Entrepreneurs Need A Detailed Understanding Of Their Customer’s Problems

In a recent article, I explored some of the flaws in the outwardly healthy-looking startup ecosystem. With investment booming, it looks like things are in rude health, but failure rates remain incredibly high, and returns on R&D investment continue to diminish. This results in a growing amount of market power being concentrated in a small number of incumbents.

The deluge of easy money into the sector has prompted many would-be entrepreneurs to take their eye off the ball, and whereas Peter Drucker famously said that the only real purpose of a business is to create a customer, the current entrepreneurial landscape allows founders to get rich without worrying too much about that.

Make and sell

By taking one’s eyes off of the customer, it makes it easy to fall into the so-called solutions trap, which is when we become obsessed with our own idea to the point that we lose sight of the actual problem that we’re trying to solve.  It’s a problem I argued recently that many peddlers of metaverse technologies are falling foul of.

It’s a famous example of what Stephan Haeckel famously refers to as “make and sell” in his book The Adaptive Enterprise.  He suggested that the majority of organizations focus on the idea, the product, or the technology.  They then create this idea and attempt to sell it on the market.

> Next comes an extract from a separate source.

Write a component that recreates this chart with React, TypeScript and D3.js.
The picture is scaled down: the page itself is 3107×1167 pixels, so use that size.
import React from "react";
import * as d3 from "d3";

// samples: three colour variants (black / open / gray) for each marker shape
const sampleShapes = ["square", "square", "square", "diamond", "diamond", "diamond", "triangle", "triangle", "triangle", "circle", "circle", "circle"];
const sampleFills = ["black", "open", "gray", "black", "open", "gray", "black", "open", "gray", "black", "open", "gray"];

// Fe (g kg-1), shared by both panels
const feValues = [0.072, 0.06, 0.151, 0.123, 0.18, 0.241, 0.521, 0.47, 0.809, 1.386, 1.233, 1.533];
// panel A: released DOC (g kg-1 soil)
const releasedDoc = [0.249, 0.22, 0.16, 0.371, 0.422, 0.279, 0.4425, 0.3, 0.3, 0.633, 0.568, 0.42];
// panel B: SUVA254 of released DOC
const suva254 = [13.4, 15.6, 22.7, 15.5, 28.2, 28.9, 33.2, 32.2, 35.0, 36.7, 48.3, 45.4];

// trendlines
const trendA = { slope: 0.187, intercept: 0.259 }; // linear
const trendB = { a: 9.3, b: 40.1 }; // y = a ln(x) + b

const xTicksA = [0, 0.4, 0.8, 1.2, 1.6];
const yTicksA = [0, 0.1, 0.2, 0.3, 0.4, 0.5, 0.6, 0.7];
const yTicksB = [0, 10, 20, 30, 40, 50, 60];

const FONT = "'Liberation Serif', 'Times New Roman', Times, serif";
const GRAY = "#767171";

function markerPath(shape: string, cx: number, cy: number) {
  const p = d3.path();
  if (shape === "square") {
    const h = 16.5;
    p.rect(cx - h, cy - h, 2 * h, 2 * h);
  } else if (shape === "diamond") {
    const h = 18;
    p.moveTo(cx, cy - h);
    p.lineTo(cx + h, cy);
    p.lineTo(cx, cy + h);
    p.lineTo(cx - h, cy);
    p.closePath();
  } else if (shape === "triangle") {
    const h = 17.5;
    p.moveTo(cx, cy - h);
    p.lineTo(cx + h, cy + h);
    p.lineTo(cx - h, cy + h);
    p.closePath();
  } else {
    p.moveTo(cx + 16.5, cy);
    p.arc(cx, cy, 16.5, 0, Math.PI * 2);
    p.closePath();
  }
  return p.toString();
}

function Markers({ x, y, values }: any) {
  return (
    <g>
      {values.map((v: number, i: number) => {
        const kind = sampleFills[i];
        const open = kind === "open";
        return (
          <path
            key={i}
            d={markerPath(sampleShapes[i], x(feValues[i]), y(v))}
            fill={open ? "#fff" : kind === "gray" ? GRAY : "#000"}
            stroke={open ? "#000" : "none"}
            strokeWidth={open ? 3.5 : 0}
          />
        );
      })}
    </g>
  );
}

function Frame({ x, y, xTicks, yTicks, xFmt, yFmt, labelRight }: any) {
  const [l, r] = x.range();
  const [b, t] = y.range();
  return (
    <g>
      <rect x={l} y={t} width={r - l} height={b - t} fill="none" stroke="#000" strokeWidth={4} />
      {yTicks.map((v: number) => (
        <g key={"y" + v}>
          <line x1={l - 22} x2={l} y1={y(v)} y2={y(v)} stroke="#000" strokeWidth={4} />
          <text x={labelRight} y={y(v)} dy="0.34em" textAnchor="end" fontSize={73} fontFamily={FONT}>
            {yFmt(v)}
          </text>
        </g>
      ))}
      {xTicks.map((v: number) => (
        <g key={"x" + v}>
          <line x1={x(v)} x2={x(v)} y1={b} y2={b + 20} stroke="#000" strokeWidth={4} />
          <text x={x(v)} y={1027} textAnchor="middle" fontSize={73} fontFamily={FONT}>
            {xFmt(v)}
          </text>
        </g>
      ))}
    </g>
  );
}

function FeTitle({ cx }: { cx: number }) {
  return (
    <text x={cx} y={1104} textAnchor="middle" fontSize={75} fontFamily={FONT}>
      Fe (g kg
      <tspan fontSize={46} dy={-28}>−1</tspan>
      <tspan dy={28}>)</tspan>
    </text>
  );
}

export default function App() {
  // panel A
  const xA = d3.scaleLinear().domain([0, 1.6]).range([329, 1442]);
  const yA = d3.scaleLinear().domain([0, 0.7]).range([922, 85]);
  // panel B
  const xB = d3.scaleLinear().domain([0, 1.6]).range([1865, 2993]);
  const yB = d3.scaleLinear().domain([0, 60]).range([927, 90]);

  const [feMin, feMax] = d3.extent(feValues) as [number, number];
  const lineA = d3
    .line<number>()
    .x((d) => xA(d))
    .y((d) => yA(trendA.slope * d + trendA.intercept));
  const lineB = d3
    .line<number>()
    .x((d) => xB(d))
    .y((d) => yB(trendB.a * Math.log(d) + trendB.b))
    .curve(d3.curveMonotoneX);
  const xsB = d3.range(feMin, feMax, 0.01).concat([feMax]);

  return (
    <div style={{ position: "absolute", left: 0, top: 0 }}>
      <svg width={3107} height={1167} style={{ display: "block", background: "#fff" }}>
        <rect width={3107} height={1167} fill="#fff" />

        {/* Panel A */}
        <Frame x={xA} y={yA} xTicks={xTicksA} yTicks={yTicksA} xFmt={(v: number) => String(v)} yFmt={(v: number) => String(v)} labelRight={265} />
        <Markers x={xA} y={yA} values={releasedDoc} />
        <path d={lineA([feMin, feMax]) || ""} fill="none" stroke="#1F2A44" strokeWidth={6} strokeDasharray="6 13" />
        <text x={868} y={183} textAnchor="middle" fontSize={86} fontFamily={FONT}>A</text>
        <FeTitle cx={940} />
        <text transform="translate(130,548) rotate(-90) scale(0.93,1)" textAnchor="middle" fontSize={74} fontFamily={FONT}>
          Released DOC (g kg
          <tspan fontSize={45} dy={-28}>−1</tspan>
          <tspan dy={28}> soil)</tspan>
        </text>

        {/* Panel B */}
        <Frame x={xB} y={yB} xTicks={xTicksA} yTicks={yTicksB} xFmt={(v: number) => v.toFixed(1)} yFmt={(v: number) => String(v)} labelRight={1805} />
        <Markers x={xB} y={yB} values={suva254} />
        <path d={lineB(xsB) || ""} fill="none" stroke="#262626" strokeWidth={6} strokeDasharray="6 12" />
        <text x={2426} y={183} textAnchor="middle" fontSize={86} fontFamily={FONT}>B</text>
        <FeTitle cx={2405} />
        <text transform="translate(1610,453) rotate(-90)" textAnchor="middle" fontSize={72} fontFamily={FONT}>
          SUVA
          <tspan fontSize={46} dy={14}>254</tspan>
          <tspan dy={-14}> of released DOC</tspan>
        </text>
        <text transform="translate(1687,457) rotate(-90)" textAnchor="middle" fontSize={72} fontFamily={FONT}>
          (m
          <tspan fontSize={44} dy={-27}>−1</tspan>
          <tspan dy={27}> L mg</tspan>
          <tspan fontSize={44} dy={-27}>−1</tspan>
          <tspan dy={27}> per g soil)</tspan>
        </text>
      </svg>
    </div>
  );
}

Haeckel popularized the alternative approach of “sense and respond”, whereby organizations were constantly scanning their environment, and adopting a sufficiently agile approach to enable them to rapidly respond to changes in their environment. In explaining the distinction between this agile approach and that of traditional businesses, he used the example of a bus and a taxi.

Buses are good examples of what Haeckel referred to as “make and sell” organizations. They aim to expertly understand the type of journeys people want to take, the traffic patterns en route, and the various other aspects that might impact this journey. They then construct a route map, schedule a timetable of buses to run on that route at pre-prescribed times. It’s a rigid system whereby the bus drivers are largely judged not on the satisfaction of the passenger, but on their ability to complete the route as prescribed. Should circumstances change, they are largely hamstrung in their ability to respond.

Taxis, however, are completely different. They have no real route or schedule for their day, they spend their time constantly responding to the conditions they encounter. Their work is defined by the efficiency with which they can help their passenger complete their journey. This ability to ‘sense and respond’ has been improved still further by the introduction of new technologies, such as Uber, that further enhance the agility of the taxi network.

Understanding the customer

In an entrepreneurial context, becoming a “sense and respond” organization requires you to fully understand who your customer is, what problems they’re having, and how you might go about providing a sufficiently attractive solution to that problem to encourage them to pay to change their behaviors or choices.

In Corporate Explorers, Stanford’s Charles O’Reilly and colleagues describe five practices that can help entrepreneurs undertake this process of customer discovery:

  1. Accept our biases – It’s natural when we approach matters from a “make and sell” perspective that we grow to love our idea.  This can result in our entire worldview revolving around that idea and block out vital bits of information about the market, our customers, and other key stakeholders.  The first step is to understand that this is probable so that we can focus our attention instead on the problem/s our customers are having.
  2. Explore your conclusions – It’s no good believing your solution will find success in the market if you haven’t actually spoken to customers to find out.  O’Reilly et al highlight the PR/FAQ document that Jeff Bezos requires of anyone at Amazon proposing new ideas.  The document asks innovators to put themselves in the shoes of customers and other stakeholders, working backward from the customer problem.  The document outlines why customers will want the product, how they will use it, what benefits they’ll reap, and so on.
  3. Make it immersive – The best way to achieve this is to actually immerse yourself in the world of your customer.  Talk with them about their problems.  Experience the challenges they face.  Do this with as many customers as it takes to truly understand the nature of their problem.
  4. Be an observer – While a lot of the immersion process is a two-way interaction, there is also much that can be learned from simply observing customers in action.  This can help provide insights that customers may struggle to articulate.
  5. Focus on outcomes – Last, but not least, is to focus on what Clayton Christensen would refer to as the job the customer is trying to do. He famously argued that customers rent your product in order to achieve a certain outcome, so it’s vital to hone in on just what that outcome is.  You should also consider just how much better your solution needs to be than the current solution in order to prompt customers to change.  Inertia usually means that this can be a lot higher than we think.

“A well-executed customer discovery process generates valuable data on customers, what they want to achieve, and the challenges they encounter,” O’Reilly et al explain.  Sadly, it’s a process that too many entrepreneurs, and indeed the organizations designed to support them, overlook.